Directions:
Count lines with "that" in them. Report only the total.

Supplied information:

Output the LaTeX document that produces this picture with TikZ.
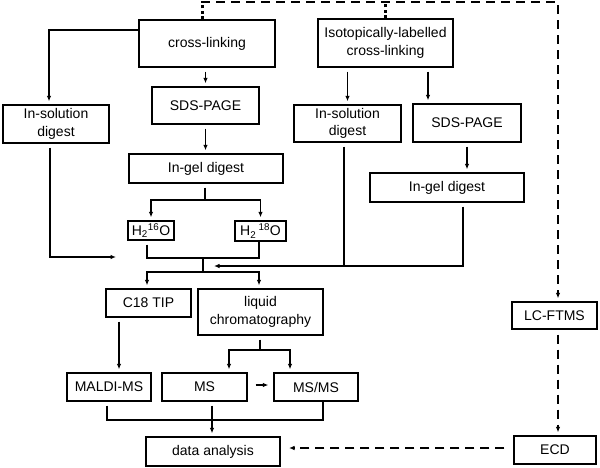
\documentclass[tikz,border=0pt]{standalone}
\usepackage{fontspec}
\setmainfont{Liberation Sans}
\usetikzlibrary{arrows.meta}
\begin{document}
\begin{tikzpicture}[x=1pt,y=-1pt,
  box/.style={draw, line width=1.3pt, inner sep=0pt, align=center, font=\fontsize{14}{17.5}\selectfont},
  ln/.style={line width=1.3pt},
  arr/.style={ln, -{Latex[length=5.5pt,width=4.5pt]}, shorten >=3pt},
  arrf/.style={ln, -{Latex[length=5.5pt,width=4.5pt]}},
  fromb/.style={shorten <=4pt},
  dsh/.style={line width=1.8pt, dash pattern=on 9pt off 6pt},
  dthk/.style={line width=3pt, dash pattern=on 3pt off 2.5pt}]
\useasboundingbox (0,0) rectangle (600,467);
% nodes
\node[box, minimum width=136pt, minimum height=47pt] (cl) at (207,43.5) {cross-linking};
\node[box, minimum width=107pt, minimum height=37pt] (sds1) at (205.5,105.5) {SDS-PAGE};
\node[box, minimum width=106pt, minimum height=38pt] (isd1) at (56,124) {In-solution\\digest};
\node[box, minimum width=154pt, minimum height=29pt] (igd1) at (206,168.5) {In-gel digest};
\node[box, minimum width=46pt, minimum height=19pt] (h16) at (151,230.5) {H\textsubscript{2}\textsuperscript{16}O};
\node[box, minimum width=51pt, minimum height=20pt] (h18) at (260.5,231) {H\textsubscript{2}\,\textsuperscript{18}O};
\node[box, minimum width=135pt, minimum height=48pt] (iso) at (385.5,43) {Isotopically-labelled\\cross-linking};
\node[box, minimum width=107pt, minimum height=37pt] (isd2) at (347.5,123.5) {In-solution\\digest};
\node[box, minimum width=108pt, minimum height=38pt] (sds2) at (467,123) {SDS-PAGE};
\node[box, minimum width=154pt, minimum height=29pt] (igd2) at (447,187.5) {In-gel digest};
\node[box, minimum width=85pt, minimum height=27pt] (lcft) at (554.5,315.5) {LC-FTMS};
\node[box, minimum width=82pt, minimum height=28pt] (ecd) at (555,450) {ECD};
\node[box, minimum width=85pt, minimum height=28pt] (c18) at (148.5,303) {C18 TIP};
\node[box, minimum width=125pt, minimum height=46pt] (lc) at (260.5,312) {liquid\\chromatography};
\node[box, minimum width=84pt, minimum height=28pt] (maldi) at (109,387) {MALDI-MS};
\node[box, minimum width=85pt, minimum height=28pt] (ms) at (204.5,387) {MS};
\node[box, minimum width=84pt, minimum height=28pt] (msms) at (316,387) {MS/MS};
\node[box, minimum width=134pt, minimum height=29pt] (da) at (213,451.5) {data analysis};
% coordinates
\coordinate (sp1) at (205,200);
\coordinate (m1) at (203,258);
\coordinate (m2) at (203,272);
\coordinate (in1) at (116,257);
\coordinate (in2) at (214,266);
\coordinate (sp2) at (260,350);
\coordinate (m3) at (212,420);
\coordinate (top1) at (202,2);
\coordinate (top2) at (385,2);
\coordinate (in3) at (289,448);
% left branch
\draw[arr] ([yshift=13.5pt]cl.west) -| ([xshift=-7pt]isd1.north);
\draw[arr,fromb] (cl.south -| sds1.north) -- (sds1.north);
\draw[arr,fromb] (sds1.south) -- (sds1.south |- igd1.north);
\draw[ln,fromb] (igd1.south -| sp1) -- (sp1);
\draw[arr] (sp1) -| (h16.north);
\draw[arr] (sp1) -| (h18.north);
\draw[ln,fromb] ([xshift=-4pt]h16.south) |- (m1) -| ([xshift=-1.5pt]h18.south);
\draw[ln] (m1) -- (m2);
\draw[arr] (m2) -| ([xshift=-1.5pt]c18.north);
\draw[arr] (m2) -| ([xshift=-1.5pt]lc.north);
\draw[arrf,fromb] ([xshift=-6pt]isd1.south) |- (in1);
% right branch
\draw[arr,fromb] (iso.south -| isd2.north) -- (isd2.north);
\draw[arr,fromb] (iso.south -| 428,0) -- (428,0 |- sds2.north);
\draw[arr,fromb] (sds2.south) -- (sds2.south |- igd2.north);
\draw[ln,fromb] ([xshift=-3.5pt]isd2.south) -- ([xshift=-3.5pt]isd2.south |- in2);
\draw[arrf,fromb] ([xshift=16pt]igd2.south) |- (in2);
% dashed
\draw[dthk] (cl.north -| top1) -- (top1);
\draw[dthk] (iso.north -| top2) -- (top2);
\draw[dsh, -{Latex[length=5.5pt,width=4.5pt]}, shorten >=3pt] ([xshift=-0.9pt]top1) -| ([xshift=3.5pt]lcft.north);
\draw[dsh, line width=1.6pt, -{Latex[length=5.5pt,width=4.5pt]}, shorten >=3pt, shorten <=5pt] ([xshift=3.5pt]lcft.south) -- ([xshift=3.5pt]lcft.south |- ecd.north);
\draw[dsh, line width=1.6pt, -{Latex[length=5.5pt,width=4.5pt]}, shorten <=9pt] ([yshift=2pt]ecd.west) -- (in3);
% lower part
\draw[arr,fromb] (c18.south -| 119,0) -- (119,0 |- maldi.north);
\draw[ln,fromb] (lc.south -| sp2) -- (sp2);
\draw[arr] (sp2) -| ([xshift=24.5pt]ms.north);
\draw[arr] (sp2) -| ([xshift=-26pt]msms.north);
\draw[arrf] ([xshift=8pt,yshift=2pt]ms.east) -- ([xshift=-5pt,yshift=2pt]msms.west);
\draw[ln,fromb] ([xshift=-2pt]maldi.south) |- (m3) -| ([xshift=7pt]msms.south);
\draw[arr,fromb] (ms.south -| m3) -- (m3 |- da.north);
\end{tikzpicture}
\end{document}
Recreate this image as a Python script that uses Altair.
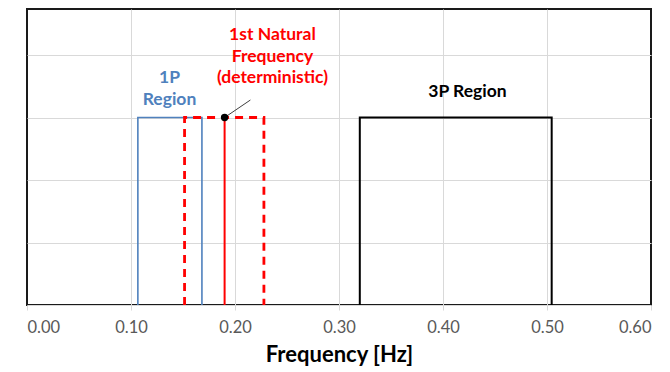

Worked solution:
2